Squeezing Light Into New Miniature Devices
November 28, 2016 | Institute for Basic ScienceEstimated reading time: 2 minutes
Do you think your computer is fast enough? Think again. The computers of the future could work almost at the speed of light! Nanophotonics, the study of light at the nanometer scale, could indeed bring the speed of our technology to a completely different level.
The multiplexer device with one input and two outputs. The plus-minus couple indicates the exciton.
The Center for Integrated Nanostructure Physics (CINAP) within the Institute for Basic Science (IBS) have developed three key components of a circuit that works with light. Published in Nature Communications ("Reconfigurable exciton-plasmon interconversion for nanophotonic circuits"), these devices combine the advantages of photonics and electronics on the same platform.
While we are slowing approaching the end point of Moore's Law: a state where we physically cannot shrink the dimension of our transistors much further; the future of big data processing requires high performance computers with higher speed operations. Researchers reckon that if we build computers that process information through light, instead of electrons, computer will be able to work faster.
However, at nanometer dimensions, the wavelength of light is larger than the diameter of the silicon fiber and for this reason some light can be lost. A solution to control the propagation of light in matter can come from surface plasmons. These are electromagnetic waves that propagate along the surface of some conductive materials like silver, gold, aluminum and copper. Using surface plasmons, optical information can be transmitted nearly at the speed of light and in extremely miniature volumes.
Using surface plasmons in silver nanowires and 2D semiconductors like molybdenum disulphide (MoS2), IBS scientists built three key components for optical communication: optical transistors, optical multiplexers and optical signal detectors.
These devices work thanks to a phenomenon called plasmon-exciton-plasmon interconversion. The graphics describe the details of this process step-by-step.
IBS scientists constructed the optical transistor by interconnecting the silver nanowire to a flake of MoS2. Light shone on the device is converted to surface plasmon, than to exciton, back to surface plasmon and eventually emitted as light with a shorter wavelength compared to the initial input. For example, if the input light is green, the output light can be red.

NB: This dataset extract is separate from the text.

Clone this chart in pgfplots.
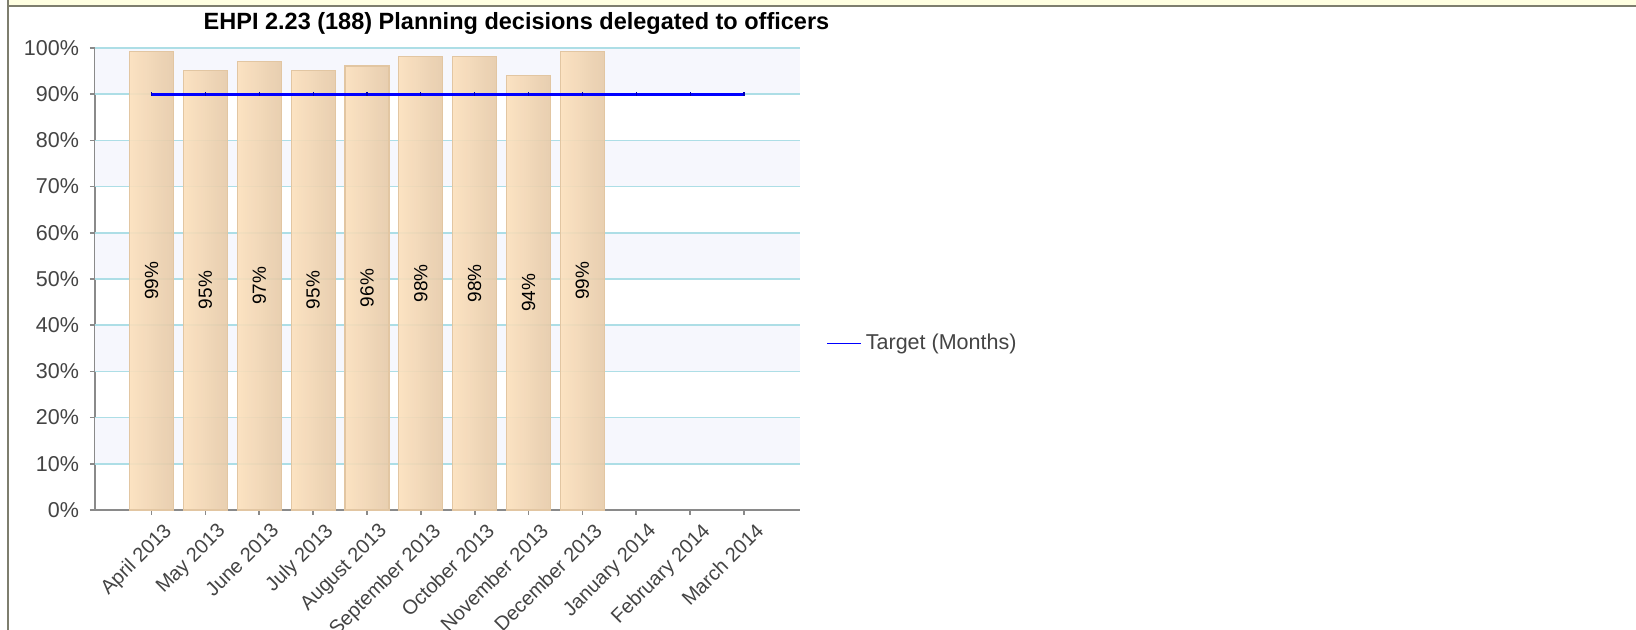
\documentclass[border=0pt]{standalone}
\usepackage{pgfplots}
\usepackage{pgfplotstable}
\pgfplotsset{compat=1.18}
\usepackage{fontspec}
\setmainfont{Liberation Sans}
\definecolor{bordergray}{HTML}{7E7E6E}
\definecolor{stripyellow}{HTML}{FFFFE1}
\definecolor{band}{HTML}{F6F7FD}
\definecolor{gridcyan}{HTML}{ADDEE6}
\definecolor{axisgray}{HTML}{8A8A8A}
\definecolor{barleft}{HTML}{FCE0BC}
\definecolor{barright}{HTML}{E6CAA8}
\definecolor{barborder}{HTML}{E2C6A2}
\definecolor{labgray}{HTML}{444444}

\pgfplotstableread{
x y lab
0 99.3 99
1 95.2 95
2 97.0 97
3 95.2 95
4 96.1 96
5 98.2 98
6 98.2 98
7 94.1 94
8 99.3 99
}\bars

\pgfplotstableread{
x y
0 90
1 90
2 90
3 90
4 90
5 90
6 90
7 90
8 90
9 90
10 90
11 90
}\target

\begin{document}
\begin{tikzpicture}
\useasboundingbox (0pt,0pt) rectangle (818pt,315pt);
\fill[white] (0pt,0pt) rectangle (818pt,315pt);
\fill[stripyellow] (4.5pt,315pt) rectangle (818pt,312.5pt);
\fill[bordergray] (3.5pt,312.5pt) rectangle (818pt,311.35pt);
\fill[bordergray] (3.5pt,0pt) rectangle (4.5pt,315pt);
\node[font=\bfseries\fontsize{11.75pt}{14pt}\selectfont, text=black] at (258.25pt,303.5pt) {EHPI 2.23 (188) Planning decisions delegated to officers};
\begin{axis}[
  at={(47.5pt,60pt)}, anchor=south west,
  width=352.5pt, height=231pt, scale only axis,
  xmin=-1.05, xmax=12.04, ymin=0, ymax=100,
  axis x line*=bottom, axis y line*=left,
  axis line style={axisgray, line width=1pt, -},
  xtick={0,...,11},
  xticklabels={April 2013, May 2013, June 2013, July 2013, August 2013, September 2013, October 2013, November 2013, December 2013, January 2014, February 2014, March 2014},
  ytick={0,10,...,100},
  yticklabel={\pgfmathprintnumber{\tick}\%},
  /pgf/number format/assume math mode=true,
  tick align=outside, major tick length=2.5pt,
  tick style={axisgray, line width=0.8pt},
  yticklabel style={font=\fontsize{10.75pt}{12pt}\selectfont, text=labgray, xshift=-2pt},
  xticklabel style={font=\fontsize{10pt}{12pt}\selectfont, text=labgray, rotate=45, anchor=north east, inner sep=1pt, xshift=2.5pt, yshift=-5pt},
  legend style={at={(1.037,0.361)}, anchor=west, draw=none, fill=none, inner sep=0pt,
    font=\fontsize{10.75pt}{12pt}\selectfont, text=labgray},
  legend cell align=left,
  clip=false,
  unbounded coords=discard,
]
\fill[band] (axis cs:-1.05,90) rectangle (axis cs:12.04,100);
\fill[band] (axis cs:-1.05,70) rectangle (axis cs:12.04,80);
\fill[band] (axis cs:-1.05,50) rectangle (axis cs:12.04,60);
\fill[band] (axis cs:-1.05,30) rectangle (axis cs:12.04,40);
\fill[band] (axis cs:-1.05,10) rectangle (axis cs:12.04,20);
\pgfplotsinvokeforeach{10,20,...,100}{
  \draw[gridcyan, line width=0.8pt] (axis cs:-1.05,#1) -- (axis cs:12.04,#1);
}
\pgfplotsinvokeforeach{0,...,8}{
\addplot[ybar, bar width=22pt, draw=barborder, line width=0.6pt, left color=barleft, right color=barright, fill opacity=0.9, forget plot,
  restrict x to domain=#1:#1] table[x=x, y=y] {\bars};
}
\addplot[draw=none, mark=none, forget plot,
  point meta=\thisrow{lab},
  nodes near coords={\pgfmathprintnumber{\pgfplotspointmeta}\%},
  every node near coord/.style={rotate=90, anchor=center, text=black, font=\fontsize{9.5pt}{11pt}\selectfont}]
  table[x=x, y expr=\thisrow{y}/2] {\bars};
\addplot[color=blue, line width=1.5pt, mark=|, mark size=1pt, mark options={color=blue!70!black, line width=0.6pt},
  legend image code/.code={\draw[blue, line width=0.7pt] (0pt,0pt) -- (17pt,0pt);}]
  table[x=x, y=y] {\target};
\addlegendentry{Target (Months)}
\end{axis}
\end{tikzpicture}
\end{document}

Wavelength multiplexing devices were realized in a similar way, but instead of having only a flake of MoS2, the researchers used an array of three different 2D semiconductor materials emitting light at different wavelengths. In this structure, for example, a single input light (violet color) generates three output lights (blue, green and red).
The propagating optical signals along the silver nanowire can be also transformed and detected as electrical signals by an optical signal detector.
“The originality of this paper arises from the exciton-plasmon interconversion. We published before the conversion of exciton to plasmon, and from plasmon to exciton using silver nanowire/2D semiconductor hybrids, but this is the first time that we can complete the circle going from plasmons to excitons and back to plasmons. Using this concept, we created optical transistors and multiplexors,” explains professor Hyun Seok Lee, first author of this study.